If you hire an SEO agency, they will most likely have access to some of the tools below to help them with writing optimised content, keyword research, backlinks (external links to your site), competitor research and domain authority. We will briefly describe the most useful ones and what they offer amongst other things:
Google Search Console (GSC) – this is one of the most trusted tools, as it comes from google itself. It can be best utilised to highlight your position in the SERPs and your position movements over time. You can also see how many clicks you get for each particular keyword, as well as impressions (how many people saw your post).
Analytics – another great tool by Google, which allows you to see where people spend time on your site, how long, on which page they moved after, as well as bounce rate.
Ahrefs & Semrush – these are very comprehensive tools which offer many different services. Traffic of keywords and keyword research, backlinks analysis, technical problems, keyword ideas, keyword movements and domain authority. Ahref’s even has its own domain metric.
Accuranker – this is an amazing tool to monitor the movements of keywords for a particular site in a daily basis and their Share of Voice. This metric is a bit different to search volume, as it is an equation between the impressions and the search volume – which reflects the future market share you are likely get from one keyword.
Screaming Frog – another must have tool for agencies, as screaming frog scans thousands of pages to identify technical problems and also provides an overview of your sites keywords focus. It can highlight the need to narrow or expand your overall content strategy, amongst many other things.
Surfer SEO – this is an amazing tool for writers, as it can identify the keywords used on average by the top 10 SERP results for a particular keyword and direct you to write the best optimised content. Can save you a lot of time, while it might also suggest great questions to answer throughout your content.
All of the above tools are great to help you with planning and research, but as your site is growing it is essential that you start keeping track of your pages in regards to the following: numbers of words on each, their internal links, anchors used, type of content and anything else that might help you in the future.
Excel is probably the best tool for this purpose, as it can also help you quantify the anchors used in percentages and also highlight how many times you have used each keyword etc.
By taking an organised and planned approach to your site’s content and SEO strategy, it is easy to spot any inconsistencies in your anchors and it also enables you to change your strategy in a more targeted way, if needed. It also allows many people to work on the same site at the same time, while following the same standards and noting down anything that has changed.

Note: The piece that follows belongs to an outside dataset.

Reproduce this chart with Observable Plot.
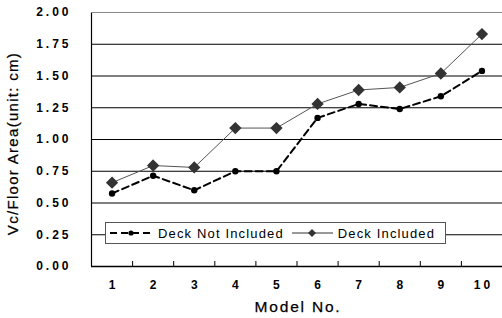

Other Digital Marketing Activities
Before we close this article, it is important to mention that organic traffic through SEO is just one of the ways that a website can make money. Other aspects that fall within the digital marketing spectrum and can help you monetize your website include the following:
- Google Ads – paid campaigns that are based on bidding and result in the featuring of the highest paying bidder in the top of the organic results. Each click and impression comes with a cost, indifferently to whether a purchase is going to take place.
- Social Media Ads – this practice is identical to the above, but the ads appear on social media platforms instead.
- Affiliate marketing – a site acts as an expert/middle-man within an industry, sending customers to sites through external links. They take a percentage of the sale or a commission based on the traffic they send to the site.
A website could employ all of the above marketing practices at once and welcome traffic from many different sources. Nonetheless, our focus on SEO is justified, as it is considered the cheapest, more transparent and natural way to bring in new customers.